Folha de S. Paulo
Disparada de preços de alimentos medida
pela FAO é recorde e balança política
O preço de carnes,
grãos, derivados de leite, óleos e açúcar não era tão alto faz pelo
menos 32 anos, segundo as contas da FAO, a Organização das Nações Unidas para a
Alimentação e a Agricultura. Altos em termos reais, descontadas outras
inflações da economia mundial.
A inflação americana, da gasolina em
particular, ajuda a derrubar a popularidade do presidente Joe
Biden. Os preços para o consumidor americano aumentaram
8,5% em março (na comparação com março do ano passado), ritmo mais
veloz em mais de 40 anos. A comida em casa ("groceries") aumentou
10%.
Na França, os preços subiram menos, 4,5%. Mas foram o tema das semanas finais da campanha eleitoral, o que ajudou a colocar Marine Le Pen nos calcanhares do presidente Emmanuel Macron. A candidata da extrema direita promete cortar impostos sobre consumo de bens do dia a dia. Na Europa do euro, a inflação anual está em 7,5%. No Brasil, em 11,3%.
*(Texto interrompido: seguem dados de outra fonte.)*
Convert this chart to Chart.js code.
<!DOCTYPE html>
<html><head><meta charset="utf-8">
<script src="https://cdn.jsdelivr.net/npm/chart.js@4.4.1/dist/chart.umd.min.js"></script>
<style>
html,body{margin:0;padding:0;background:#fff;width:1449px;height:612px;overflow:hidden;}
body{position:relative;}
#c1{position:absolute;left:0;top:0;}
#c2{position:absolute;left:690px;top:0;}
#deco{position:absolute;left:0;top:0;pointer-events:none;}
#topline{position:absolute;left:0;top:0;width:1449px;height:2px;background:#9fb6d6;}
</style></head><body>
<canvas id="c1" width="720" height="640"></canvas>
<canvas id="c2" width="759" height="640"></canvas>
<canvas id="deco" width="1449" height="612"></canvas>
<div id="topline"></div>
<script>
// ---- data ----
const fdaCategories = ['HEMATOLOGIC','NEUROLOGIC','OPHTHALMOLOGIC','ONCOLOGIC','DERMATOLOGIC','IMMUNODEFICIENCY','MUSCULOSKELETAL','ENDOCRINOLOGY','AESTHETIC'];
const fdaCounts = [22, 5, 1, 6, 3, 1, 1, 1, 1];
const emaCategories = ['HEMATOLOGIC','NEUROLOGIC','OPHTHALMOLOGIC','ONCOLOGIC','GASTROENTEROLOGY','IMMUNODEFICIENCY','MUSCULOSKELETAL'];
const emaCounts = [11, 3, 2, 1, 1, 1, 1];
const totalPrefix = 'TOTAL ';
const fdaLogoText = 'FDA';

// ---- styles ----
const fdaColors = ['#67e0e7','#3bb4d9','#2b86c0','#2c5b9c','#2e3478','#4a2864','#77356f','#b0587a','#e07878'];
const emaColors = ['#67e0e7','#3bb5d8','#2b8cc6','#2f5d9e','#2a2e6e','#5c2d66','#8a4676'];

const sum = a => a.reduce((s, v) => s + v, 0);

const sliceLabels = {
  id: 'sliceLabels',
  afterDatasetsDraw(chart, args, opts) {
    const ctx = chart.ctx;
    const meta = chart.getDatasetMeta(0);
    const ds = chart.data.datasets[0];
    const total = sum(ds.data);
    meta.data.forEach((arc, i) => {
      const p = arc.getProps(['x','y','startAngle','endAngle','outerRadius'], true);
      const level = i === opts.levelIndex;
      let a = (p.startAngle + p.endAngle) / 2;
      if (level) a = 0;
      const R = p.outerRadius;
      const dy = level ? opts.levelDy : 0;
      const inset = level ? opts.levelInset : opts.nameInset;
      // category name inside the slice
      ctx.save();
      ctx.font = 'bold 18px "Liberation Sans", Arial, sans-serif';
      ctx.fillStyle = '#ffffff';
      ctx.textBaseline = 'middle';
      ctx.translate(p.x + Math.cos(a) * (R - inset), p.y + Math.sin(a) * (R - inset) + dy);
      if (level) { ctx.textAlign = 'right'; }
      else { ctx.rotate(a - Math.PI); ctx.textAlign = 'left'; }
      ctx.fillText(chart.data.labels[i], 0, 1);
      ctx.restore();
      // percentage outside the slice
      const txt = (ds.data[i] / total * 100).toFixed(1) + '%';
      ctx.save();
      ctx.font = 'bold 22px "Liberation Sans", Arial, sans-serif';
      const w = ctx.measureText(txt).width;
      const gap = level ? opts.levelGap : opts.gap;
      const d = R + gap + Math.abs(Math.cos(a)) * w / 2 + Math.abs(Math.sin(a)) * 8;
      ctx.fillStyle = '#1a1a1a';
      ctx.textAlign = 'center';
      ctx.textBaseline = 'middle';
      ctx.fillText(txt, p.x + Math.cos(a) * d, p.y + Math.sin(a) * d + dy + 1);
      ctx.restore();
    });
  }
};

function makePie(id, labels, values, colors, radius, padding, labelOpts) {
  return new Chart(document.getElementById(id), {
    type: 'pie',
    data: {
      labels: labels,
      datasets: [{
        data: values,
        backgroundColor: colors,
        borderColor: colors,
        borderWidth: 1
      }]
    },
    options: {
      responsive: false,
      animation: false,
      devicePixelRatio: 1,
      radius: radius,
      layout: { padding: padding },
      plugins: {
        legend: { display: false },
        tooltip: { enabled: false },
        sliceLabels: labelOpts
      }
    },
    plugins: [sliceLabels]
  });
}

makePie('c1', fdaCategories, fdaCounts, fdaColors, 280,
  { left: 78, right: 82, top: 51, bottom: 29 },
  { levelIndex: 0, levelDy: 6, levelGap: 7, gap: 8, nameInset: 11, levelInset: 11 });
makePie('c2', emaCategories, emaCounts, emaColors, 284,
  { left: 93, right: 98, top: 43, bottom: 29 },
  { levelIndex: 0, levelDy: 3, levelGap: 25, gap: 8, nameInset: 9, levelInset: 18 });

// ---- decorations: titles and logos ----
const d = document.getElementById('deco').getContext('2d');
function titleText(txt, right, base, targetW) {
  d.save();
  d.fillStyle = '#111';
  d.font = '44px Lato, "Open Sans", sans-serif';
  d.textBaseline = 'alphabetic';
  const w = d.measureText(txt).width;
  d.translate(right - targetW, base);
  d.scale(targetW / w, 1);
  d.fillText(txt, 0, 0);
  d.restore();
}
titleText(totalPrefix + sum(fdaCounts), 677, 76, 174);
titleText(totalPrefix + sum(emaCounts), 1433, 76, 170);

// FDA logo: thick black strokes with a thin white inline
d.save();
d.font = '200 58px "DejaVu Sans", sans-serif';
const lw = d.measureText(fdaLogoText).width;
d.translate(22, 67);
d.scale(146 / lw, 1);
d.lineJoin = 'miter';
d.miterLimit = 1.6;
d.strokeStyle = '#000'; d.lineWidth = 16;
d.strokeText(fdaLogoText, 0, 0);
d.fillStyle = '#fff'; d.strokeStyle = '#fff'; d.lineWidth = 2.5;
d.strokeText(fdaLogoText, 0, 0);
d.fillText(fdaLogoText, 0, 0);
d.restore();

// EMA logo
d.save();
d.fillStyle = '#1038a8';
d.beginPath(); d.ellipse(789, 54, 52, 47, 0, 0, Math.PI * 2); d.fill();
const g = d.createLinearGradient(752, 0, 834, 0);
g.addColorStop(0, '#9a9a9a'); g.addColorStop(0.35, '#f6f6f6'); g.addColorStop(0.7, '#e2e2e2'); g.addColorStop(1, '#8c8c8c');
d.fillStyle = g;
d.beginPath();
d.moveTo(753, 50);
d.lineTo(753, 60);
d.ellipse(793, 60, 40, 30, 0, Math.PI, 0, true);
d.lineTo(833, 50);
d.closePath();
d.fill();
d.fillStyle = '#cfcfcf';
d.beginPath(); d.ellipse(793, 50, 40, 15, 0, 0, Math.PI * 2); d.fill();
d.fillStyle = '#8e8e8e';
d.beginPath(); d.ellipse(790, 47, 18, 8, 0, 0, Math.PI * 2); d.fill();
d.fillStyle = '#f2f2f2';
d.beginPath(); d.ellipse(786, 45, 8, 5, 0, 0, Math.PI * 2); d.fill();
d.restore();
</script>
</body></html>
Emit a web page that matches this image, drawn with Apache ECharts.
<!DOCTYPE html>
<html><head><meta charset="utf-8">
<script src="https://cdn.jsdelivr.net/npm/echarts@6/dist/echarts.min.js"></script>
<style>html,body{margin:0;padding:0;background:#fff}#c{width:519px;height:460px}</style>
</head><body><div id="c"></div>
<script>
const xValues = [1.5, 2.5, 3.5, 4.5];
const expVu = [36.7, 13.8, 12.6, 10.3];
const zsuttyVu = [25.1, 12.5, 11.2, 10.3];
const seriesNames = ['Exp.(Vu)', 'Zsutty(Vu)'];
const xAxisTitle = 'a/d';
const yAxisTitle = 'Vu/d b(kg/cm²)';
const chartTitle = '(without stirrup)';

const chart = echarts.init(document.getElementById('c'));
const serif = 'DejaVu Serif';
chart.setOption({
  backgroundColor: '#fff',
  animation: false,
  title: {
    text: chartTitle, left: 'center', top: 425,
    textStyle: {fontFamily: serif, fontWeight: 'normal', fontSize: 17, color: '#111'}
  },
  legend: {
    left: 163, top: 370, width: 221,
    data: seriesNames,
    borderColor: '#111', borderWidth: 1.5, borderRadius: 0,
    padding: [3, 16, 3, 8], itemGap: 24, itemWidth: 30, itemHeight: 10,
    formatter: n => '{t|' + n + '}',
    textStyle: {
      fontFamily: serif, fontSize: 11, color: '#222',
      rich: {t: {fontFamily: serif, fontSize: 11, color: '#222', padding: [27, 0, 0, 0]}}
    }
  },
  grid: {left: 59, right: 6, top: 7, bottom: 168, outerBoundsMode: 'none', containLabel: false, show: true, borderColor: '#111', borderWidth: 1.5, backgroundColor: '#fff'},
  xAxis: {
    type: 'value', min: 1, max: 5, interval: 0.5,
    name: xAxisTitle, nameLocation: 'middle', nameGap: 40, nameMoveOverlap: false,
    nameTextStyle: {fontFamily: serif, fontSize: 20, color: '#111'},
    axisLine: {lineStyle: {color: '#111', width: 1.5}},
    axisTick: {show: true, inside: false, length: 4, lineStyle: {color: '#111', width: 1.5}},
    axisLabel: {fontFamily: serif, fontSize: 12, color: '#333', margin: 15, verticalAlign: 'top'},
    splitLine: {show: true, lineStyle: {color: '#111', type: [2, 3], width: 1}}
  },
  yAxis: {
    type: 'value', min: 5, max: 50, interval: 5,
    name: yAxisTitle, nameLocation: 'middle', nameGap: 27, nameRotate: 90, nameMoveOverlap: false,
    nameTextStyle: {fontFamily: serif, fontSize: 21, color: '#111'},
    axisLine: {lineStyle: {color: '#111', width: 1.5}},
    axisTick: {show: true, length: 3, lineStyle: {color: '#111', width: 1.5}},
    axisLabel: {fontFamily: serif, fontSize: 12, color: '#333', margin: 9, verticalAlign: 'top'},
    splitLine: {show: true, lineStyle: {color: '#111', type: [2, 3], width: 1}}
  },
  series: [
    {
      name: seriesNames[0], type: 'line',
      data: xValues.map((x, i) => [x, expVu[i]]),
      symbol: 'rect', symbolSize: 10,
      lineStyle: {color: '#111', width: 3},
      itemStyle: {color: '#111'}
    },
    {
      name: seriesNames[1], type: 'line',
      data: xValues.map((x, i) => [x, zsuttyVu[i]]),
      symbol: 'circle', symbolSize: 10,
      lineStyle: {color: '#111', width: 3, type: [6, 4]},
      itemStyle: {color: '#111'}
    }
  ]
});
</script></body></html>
Haverá refresco, para preços da comida ou
da inflação em geral? O chute depende do que vai acontecer com a guerra na
Ucrânia, com os problemas de produção da indústria mundial ou com a
epidemia, em particular na China. Surtos de Covid fazem os chineses fecharem
fábricas, portos ou regiões inteiras, tumultuando ainda mais o abastecimento da
globalização cada vez mais avacalhada.
Na observação mais banal, os números das
bolsas e das cotações internacionais, vê-se que o barril
do petróleo deu uma acalmada em degrau muito alto, desde março (alta
de cerca de 35% no ano). Em abril, os grãos continuaram a encarecer. No ano, é
terrível ainda a carestia de trigo (43%), milho (31%) e soja (26%). Carnes e
açúcar deram uma acalmada.
Nesses patamares, porém, preços tão
essenciais como os de energia e comida já comeram o poder de compra de pobres e
remediados do mundo, "classe média" europeia e americana inclusive.
Não haverá baixa de preços ou alta de salários tão cedo. Há risco de tumulto
social e político —sim, temos peste, guerra e inflação.
Em um ano, o
índice de preços da FAO aumentou 33,6%. Na virada de 2010 para 2011, subia
a cerca de 30% ao ano. Foi quando começaram as revoltas sociais e políticas
chamadas de "Primavera Árabe". Dizer que foram causadas pela carestia
da comida é exagero, mas não muito (alta ainda maior de preços, em 2008, não
chegou a causar revoluções).
A inflação mundial da comida vinha em alta
forte desde outubro de 2021, com a retomada gradual das economias, mas
estacionara em níveis recordes em torno da virada do ano. A guerra provocou um
salto mortal. Porém, há problemas que precedem a invasão russa da Ucrânia e não
vinham tendo refresco.
Mesmo que um milagre dê fim à guerra, os
efeitos do conflito vão persistir por algum tempo, em particular no que diz
respeito a fertilizantes, grãos, trigo e óleos. A alta mundial das taxas de
juros vai derrubar o crescimento das economias, ainda não se sabe quanto, o que
pode conter a carestia. Mas, como parece óbvio, só vai ser bom (menos inflação)
se for ruim (menos crescimento).
No Brasil, poderia haver um alívio por
causa da desvalorização do dólar em relação ao real (mais de 17% desde
dezembro) e da redução do preço da eletricidade. No entanto, a inflação está
disseminada e talvez já provoque algum efeito bola de neve (inércia). A redução
da carestia dependeria de um dólar mais baixo por uns meses. Mas é preciso
relembrar que o dólar mais barato não é páreo para um barril ainda em alta de
35% no ano. Além disso, a campanha eleitoral vem aí, com seus disparates e
geradores de incerteza, que costumam jogar o real no chão.